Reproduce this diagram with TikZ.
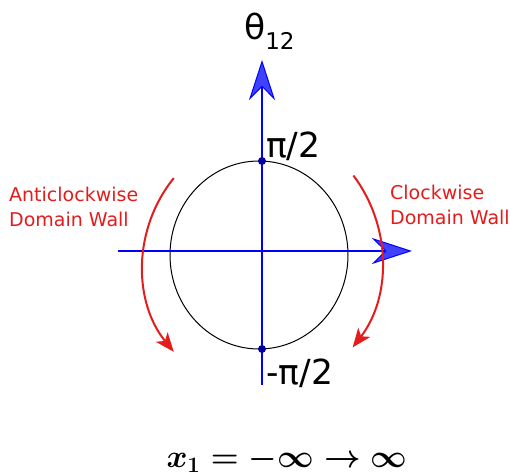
\documentclass[tikz,border=0pt]{standalone}
\usepackage[no-math]{fontspec}
\setmainfont{DejaVu Sans}
\usetikzlibrary{arrows.meta,positioning}
\definecolor{wallred}{RGB}{228,28,28}
\definecolor{axisblue}{RGB}{0,0,255}
\definecolor{dotblue}{RGB}{0,0,160}

\begin{document}
\begin{tikzpicture}[x=1pt,y=1pt,
  axis/.style={axisblue,line width=2.8pt,
    -{Stealth[length=40pt,width=26pt,inset=13pt,line width=1pt,fill=axisblue!75!white]}},
  ring/.style={draw=black,line width=1pt},
  wall/.style={wallred,line width=2pt,-{Stealth[length=19pt,width=15pt,inset=5pt]}},
  dot/.style={circle,fill=dotblue,inner sep=0pt,minimum size=8pt},
  tick/.style={inner sep=0pt,font=\fontsize{34.5}{40}\selectfont},
  walltext/.style={inner sep=0pt,text=wallred,align=left,font=\fontsize{19}{25}\selectfont},
  formula/.style={inner sep=0pt,font=\fontsize{24}{28}\selectfont\boldmath}]
  \useasboundingbox (0,0) rectangle (511,476);
  \coordinate (c) at (259,221);
  \coordinate (lc) at (281,211);
  \coordinate (rc) at (240,215);
  \coordinate (hl) at (118,225);
  \coordinate (hr) at (412,225);
  \coordinate (vb) at (262,91);
  \coordinate (vt) at (262,416);
  \draw[ring] (c) ellipse [x radius=89,y radius=94];
  \draw[axis] (hl) -- (hr);
  \draw[axis] (vb) -- (vt);
  \node[dot] (top) at (262,315) {};
  \node[dot] (bot) at (262,127) {};
  \node[tick,anchor=base west] (half) at (266,318) {π/2};
  \node[tick,anchor=base west] (mhalf) at (266,91) {-π/2};
  \node[tick,anchor=base west] (theta) at (244,436) {θ\raisebox{-0.28em}{\fontsize{23}{23}\selectfont 12}};
  \draw[wall] (lc) ++(141:138) arc[start angle=141,end angle=219,radius=138];
  \draw[wall] (rc) ++(37:142) arc[start angle=37,end angle=-37.5,radius=142];
  \node[walltext,anchor=west] (anti) at (9,269.5) {Anticlockwise\\Domain Wall};
  \node[walltext,anchor=west] (clock) at (390,271.5) {Clockwise\\Domain Wall};
  \node[formula,anchor=base] (range) at (287,8) {\scalebox{1.28}{$x_1 = -\infty \to \infty$}};
\end{tikzpicture}
\end{document}
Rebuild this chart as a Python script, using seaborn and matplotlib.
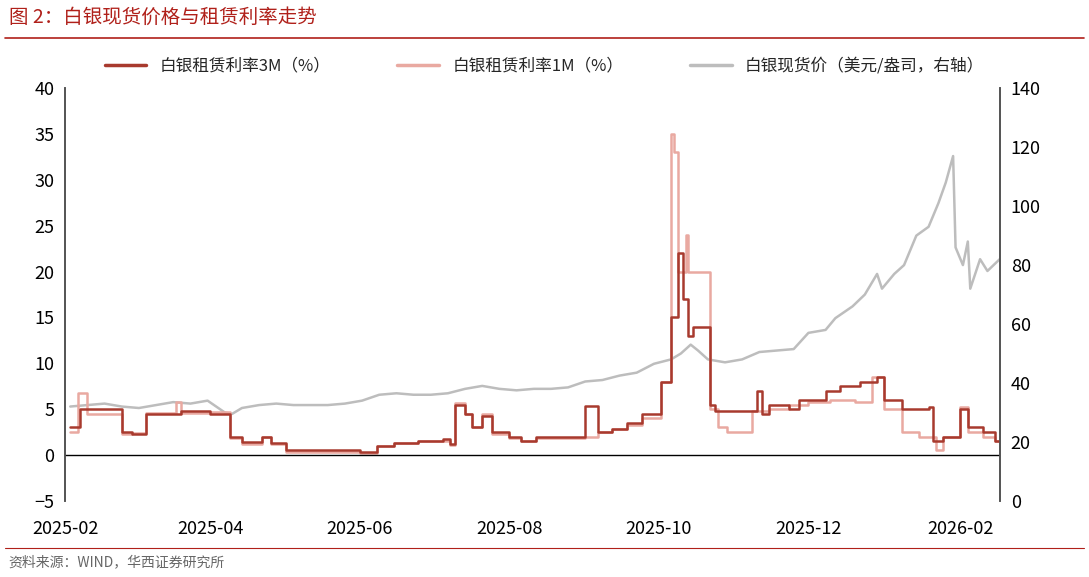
import matplotlib
matplotlib.use("Agg")
import matplotlib.pyplot as plt
import seaborn as sns
import pandas as pd
import matplotlib.dates as mdates

sns.set_theme(style="white")
plt.rcParams['font.family'] = ['Noto Sans CJK SC', 'DejaVu Sans']

d3m = ["2025-02-03","2025-02-07","2025-02-24","2025-02-28","2025-03-06","2025-03-20","2025-04-01","2025-04-09","2025-04-14","2025-04-22","2025-04-26","2025-05-02","2025-06-01","2025-06-08","2025-06-15","2025-06-25","2025-07-05","2025-07-08","2025-07-10","2025-07-14","2025-07-17","2025-07-21","2025-07-25","2025-08-01","2025-08-06","2025-08-12","2025-09-01","2025-09-06","2025-09-12","2025-09-18","2025-09-24","2025-10-02","2025-10-06","2025-10-09","2025-10-11","2025-10-13","2025-10-15","2025-10-22","2025-10-24","2025-11-10","2025-11-12","2025-11-15","2025-11-23","2025-11-27","2025-12-08","2025-12-14","2025-12-22","2025-12-29","2026-01-01","2026-01-08","2026-01-19","2026-01-21","2026-01-25","2026-02-01","2026-02-04","2026-02-10","2026-02-15","2026-02-17"]
v3m = [3.0,5.0,2.5,2.3,4.5,4.8,4.5,2.0,1.4,2.0,1.3,0.5,0.3,1.0,1.3,1.5,1.7,1.2,5.5,4.5,3.0,4.3,2.5,2.0,1.5,2.0,5.3,2.5,2.8,3.5,4.5,8.0,15.0,22.0,17.0,13.0,14.0,5.5,4.8,7.0,4.5,5.5,5.0,6.0,7.0,7.5,8.0,8.5,6.0,5.0,5.2,1.5,2.0,5.0,3.0,2.5,1.5,1.5]

d1m = ["2025-02-03","2025-02-06","2025-02-10","2025-02-24","2025-02-28","2025-03-06","2025-03-18","2025-03-20","2025-04-01","2025-04-09","2025-04-14","2025-04-22","2025-04-26","2025-05-02","2025-06-01","2025-06-08","2025-06-15","2025-06-25","2025-07-05","2025-07-08","2025-07-10","2025-07-14","2025-07-17","2025-07-21","2025-07-25","2025-08-01","2025-08-06","2025-08-12","2025-09-01","2025-09-06","2025-09-12","2025-09-18","2025-09-24","2025-10-02","2025-10-06","2025-10-07","2025-10-09","2025-10-12","2025-10-13","2025-10-15","2025-10-22","2025-10-25","2025-10-29","2025-11-08","2025-11-15","2025-11-23","2025-12-01","2025-12-10","2025-12-20","2025-12-27","2026-01-01","2026-01-08","2026-01-15","2026-01-22","2026-01-25","2026-02-01","2026-02-04","2026-02-10","2026-02-15","2026-02-17"]
v1m = [2.5,6.8,4.5,2.3,2.4,4.6,5.8,4.6,4.7,1.8,1.2,2.0,1.2,0.3,0.2,1.0,1.3,1.5,1.5,1.1,5.7,4.5,3.0,4.5,2.3,1.8,1.5,1.8,2.0,2.5,2.8,3.3,4.0,8.0,35.0,33.0,20.0,24.0,20.0,20.0,5.0,3.0,2.5,4.8,5.0,5.5,5.8,6.0,5.8,8.5,5.0,2.5,2.0,0.5,2.0,5.2,2.5,2.0,1.5,1.5]

dag = ["2025-02-03","2025-02-10","2025-02-17","2025-02-24","2025-03-03","2025-03-10","2025-03-17","2025-03-24","2025-03-31","2025-04-07","2025-04-10","2025-04-14","2025-04-21","2025-04-28","2025-05-05","2025-05-12","2025-05-19","2025-05-26","2025-06-02","2025-06-09","2025-06-16","2025-06-23","2025-06-30","2025-07-07","2025-07-14","2025-07-21","2025-07-28","2025-08-04","2025-08-11","2025-08-18","2025-08-25","2025-09-01","2025-09-08","2025-09-15","2025-09-22","2025-09-29","2025-10-06","2025-10-10","2025-10-14","2025-10-17","2025-10-21","2025-10-28","2025-11-04","2025-11-11","2025-11-18","2025-11-25","2025-12-01","2025-12-08","2025-12-12","2025-12-19","2025-12-24","2025-12-29","2025-12-31","2026-01-05","2026-01-09","2026-01-14","2026-01-19","2026-01-23","2026-01-26","2026-01-29","2026-01-30","2026-02-02","2026-02-04","2026-02-05","2026-02-09","2026-02-12","2026-02-17"]
vag = [32,32.5,33,32,31.5,32.5,33.5,33,34,30,29.5,31.5,32.5,33,32.5,32.5,32.5,33,34,36,36.5,36,36,36.5,38,39,38,37.5,38,38,38.5,40.5,41,42.5,43.5,46.5,48,50,53,51,48,47,48,50.5,51,51.5,57,58,62,66,70,77,72,77,80,90,93,101,108,117,86,80,88,72,82,78,82]

c3, c1, cag = "#A83A2E", "#E9A9A1", "#BDBDBD"
df3 = pd.DataFrame({"date": pd.to_datetime(d3m), "v": v3m})
df1 = pd.DataFrame({"date": pd.to_datetime(d1m), "v": v1m})
dfa = pd.DataFrame({"date": pd.to_datetime(dag), "v": vag})

fig = plt.figure(figsize=(10.89, 5.77), dpi=100)
ax = fig.add_axes([0.06, 0.132, 0.858, 0.715])
ax2 = ax.twinx()
sns.lineplot(data=dfa, x="date", y="v", ax=ax2, color=cag, lw=1.8, legend=False)
sns.lineplot(data=df1, x="date", y="v", ax=ax, color=c1, lw=1.8, drawstyle="steps-post", legend=False)
sns.lineplot(data=df3, x="date", y="v", ax=ax, color=c3, lw=1.8, drawstyle="steps-post", legend=False)
ax.set_zorder(ax2.get_zorder() + 1); ax.patch.set_visible(False)

ax.set_ylim(-5, 40); ax.set_yticks(range(-5, 41, 5))
ax2.set_ylim(0, 140); ax2.set_yticks(range(0, 141, 20))
ax.set_xlim(pd.Timestamp("2025-02-03"), pd.Timestamp("2026-02-17"))
ax.set_xticks(pd.to_datetime(["2025-02-01","2025-04-01","2025-06-01","2025-08-01","2025-10-01","2025-12-01","2026-02-01"]))
ax.xaxis.set_major_formatter(mdates.DateFormatter("%Y-%m"))
ax.axhline(0, color="black", lw=1)
for a in (ax, ax2):
    a.set_xlabel(""); a.set_ylabel("")
    a.tick_params(labelsize=13, length=0, colors="black", pad=8)
    for s in ("top", "bottom"):
        a.spines[s].set_visible(False)
    for s in ("left", "right"):
        a.spines[s].set_color("#555555")
ax.tick_params(axis="x", pad=14)

from matplotlib.lines import Line2D
h = [Line2D([], [], color=c3, lw=2.5), Line2D([], [], color=c1, lw=2.5), Line2D([], [], color=cag, lw=2.5)]
fig.legend(h, ["白银租赁利率3M（%）", "白银租赁利率1M（%）", "白银现货价（美元/盎司，右轴）"], loc="center",
           bbox_to_anchor=(0.5, 0.885), ncol=3, frameon=False, fontsize=12, columnspacing=4, handlelength=2.5)

fig.text(0.008, 0.97, "图 2：白银现货价格与租赁利率走势", color="#B0201A", fontsize=14, va="center")
fig.add_artist(Line2D([0.005, 0.995], [0.935, 0.935], color="#B0201A", lw=1.2))
fig.add_artist(Line2D([0.005, 0.995], [0.05, 0.05], color="#B0201A", lw=0.8))
fig.text(0.008, 0.025, "资料来源：WIND，华西证券研究所", color="#666666", fontsize=10, va="center")
fig.savefig("out.png", dpi=100)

══════

• _Problem statement_: Please give again the entries word for word, starting at the first line and ending with the line that contains "import matplotlib.dates as mdates"; include both of those lines but none of the pictures.

• _Exercise output_:
Reproduce this diagram with TikZ.
\documentclass[tikz,border=0pt]{standalone}
\usepackage[no-math]{fontspec}
\setmainfont{DejaVu Sans}
\usetikzlibrary{arrows.meta,positioning}
\definecolor{wallred}{RGB}{228,28,28}
\definecolor{axisblue}{RGB}{0,0,255}
\definecolor{dotblue}{RGB}{0,0,160}

\begin{document}
\begin{tikzpicture}[x=1pt,y=1pt,
  axis/.style={axisblue,line width=2.8pt,
    -{Stealth[length=40pt,width=26pt,inset=13pt,line width=1pt,fill=axisblue!75!white]}},
  ring/.style={draw=black,line width=1pt},
  wall/.style={wallred,line width=2pt,-{Stealth[length=19pt,width=15pt,inset=5pt]}},
  dot/.style={circle,fill=dotblue,inner sep=0pt,minimum size=8pt},
  tick/.style={inner sep=0pt,font=\fontsize{34.5}{40}\selectfont},
  walltext/.style={inner sep=0pt,text=wallred,align=left,font=\fontsize{19}{25}\selectfont},
  formula/.style={inner sep=0pt,font=\fontsize{24}{28}\selectfont\boldmath}]
  \useasboundingbox (0,0) rectangle (511,476);
  \coordinate (c) at (259,221);
  \coordinate (lc) at (281,211);
  \coordinate (rc) at (240,215);
  \coordinate (hl) at (118,225);
  \coordinate (hr) at (412,225);
  \coordinate (vb) at (262,91);
  \coordinate (vt) at (262,416);
  \draw[ring] (c) ellipse [x radius=89,y radius=94];
  \draw[axis] (hl) -- (hr);
  \draw[axis] (vb) -- (vt);
  \node[dot] (top) at (262,315) {};
  \node[dot] (bot) at (262,127) {};
  \node[tick,anchor=base west] (half) at (266,318) {π/2};
  \node[tick,anchor=base west] (mhalf) at (266,91) {-π/2};
  \node[tick,anchor=base west] (theta) at (244,436) {θ\raisebox{-0.28em}{\fontsize{23}{23}\selectfont 12}};
  \draw[wall] (lc) ++(141:138) arc[start angle=141,end angle=219,radius=138];
  \draw[wall] (rc) ++(37:142) arc[start angle=37,end angle=-37.5,radius=142];
  \node[walltext,anchor=west] (anti) at (9,269.5) {Anticlockwise\\Domain Wall};
  \node[walltext,anchor=west] (clock) at (390,271.5) {Clockwise\\Domain Wall};
  \node[formula,anchor=base] (range) at (287,8) {\scalebox{1.28}{$x_1 = -\infty \to \infty$}};
\end{tikzpicture}
\end{document}
Rebuild this chart as a Python script, using seaborn and matplotlib.
import matplotlib
matplotlib.use("Agg")
import matplotlib.pyplot as plt
import seaborn as sns
import pandas as pd
import matplotlib.dates as mdates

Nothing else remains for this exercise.